Special Costs awarded against ICBC for "abuse of process" in filing inconsistent pleadings

In reasons for judgment released this week, the court in Glover v. Leakey, 2017 BCSC 1287, awarded special costs against ICBC due to the filing of inconsistent pleadings in two separate actions.  In Glover, the defence denied liability and proceeded to a jury trial where the plaintiff's case was dismissed.  However, during the trial the plaintiff discovered that the defendant had previously admitted liability for the same accident in a different proceeding, and argued that this amounted to an abuse of process.  The trial judge then declared a mistrial before judgment was entered.  The plaintiff subsequently sought special costs.  In awarding special costs Madam Justice Gropper said:

[42]         I found that the inconsistent pleading by the defendant was an abuse of process because the principles such as judicial economy, consistency, finality and the integrity of the administration of justice were violated. The court cannot condone such conduct.
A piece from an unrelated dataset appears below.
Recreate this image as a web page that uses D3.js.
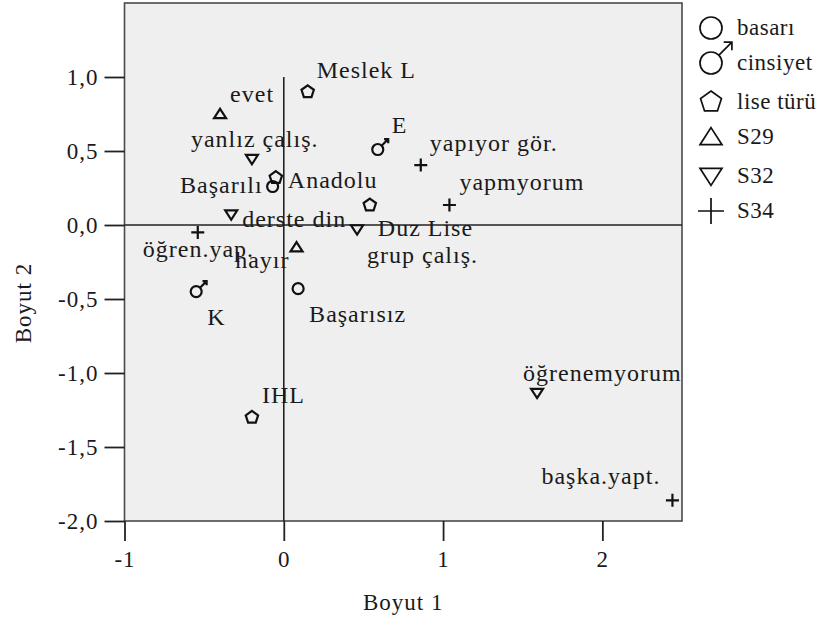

[43]         Abuse of process can be a basis for special costs. I find that in this case, the conduct of the defendant is of the type from which the court wants to disassociate itself, referring to Fullerton.

[44]         The defendant’s arguments about the merits of its position on the application and that special costs should only be for the application only, in my view, address the circumstances too narrowly. The plaintiff only discovered the inconsistent pleadings days as the jury trial was about to proceed; it was scheduled for 12 days; the jury panel had been summonsed; witnesses were on their way to or in Vernon to give evidence; expert witnesses were also arranged to be examined by video or in person; and the defendant’s counsel had threatened to apply for a mistrial if the inconsistent pleadings were raised before the trial judge or the jury. The application was made while the jury trial was underway. 

[45]         The repercussions of the abuse of process were wide spread and of significant expense to the plaintiff, who had marshalled all of her evidence. The defendant’s narrow approach fails to recognize that his conduct was not confined to the hearing of the application only; it went well beyond that.

[46]         Referring to the principles distilled in Westsea, I am satisfied that in awarding special costs in these unique circumstances meets the test of restraint but addresses the full impact of the defendant’s conduct; there are exceptional circumstances that justify such an order; the inconsistent positions on liability as between this action and the Yeomans’ action is reprehensible in and of itself, and amounts to an abuse of process; and the award of special costs in this action cannot be characterized as a “bonus” or further compensation for the plaintiff’s success on the application. 

[47]         The plaintiff is entitled to special costs arising from my finding that the conduct of the defendant was an abuse of process, including the costs of preparation and attendance at trial, as well as special cost of this application. The assessment of special costs is postponed until the defendant has exhausted all avenues of appeal.